Looking back, the entire episode resembles the mythic Samudra Manthan, the churning of the ocean in Indian lore. From that intense churning emerged both poison and nectar. The poison was the immediate chaos: disrupted lives, economic ripples, eroded trust. But the nectar lies in the wisdom gained. For passengers, it was a reminder to cultivate inner equanimity, finding calm even when the external world falters. Letting go of the ego’s demands brings a lighter heart, unburdened by futile resistance. For airlines, the lesson is to root out pramada through thoughtful planning, building buffers that honor long-term stability over fleeting gains. And for authorities, it reinforces rajdharma, the duty to protect and uplift citizens actively.

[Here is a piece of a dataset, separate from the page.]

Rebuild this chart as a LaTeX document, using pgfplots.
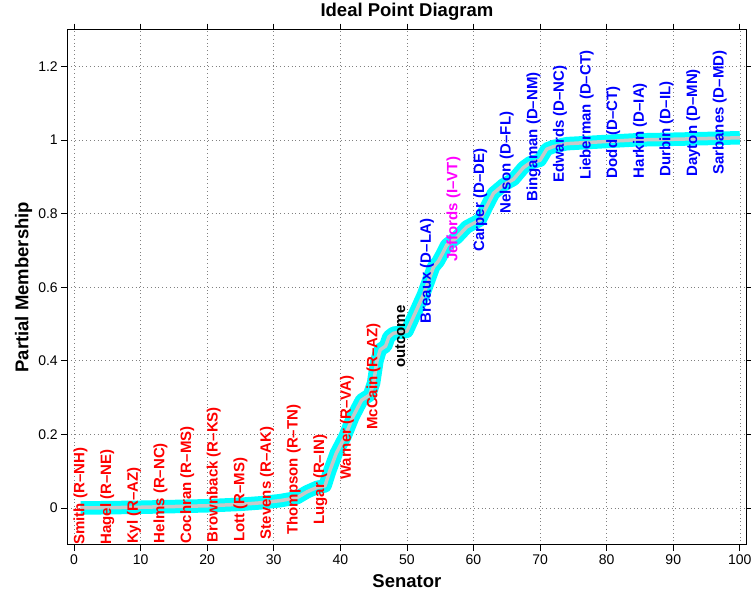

As operations gradually stabilized and planes began filling the skies again, one hopes the deeper insights endure. Travel will always involve uncertainties, from weather to human factors. But if we carry forward a touch less ego and a greater cargo of wisdom, tolerance, and foresight, these disruptions become teachers rather than mere trials. In the quiet moments on an airport floor, amid the shared vulnerability of strangers, we glimpse our shared humanity. Life, like flight, is not always linear or predictable. Embracing its many sides with grace, responsibility, and compassion allows us to navigate it more peacefully. The fog lifts eventually, revealing clearer horizons, if we have learned to see them anew.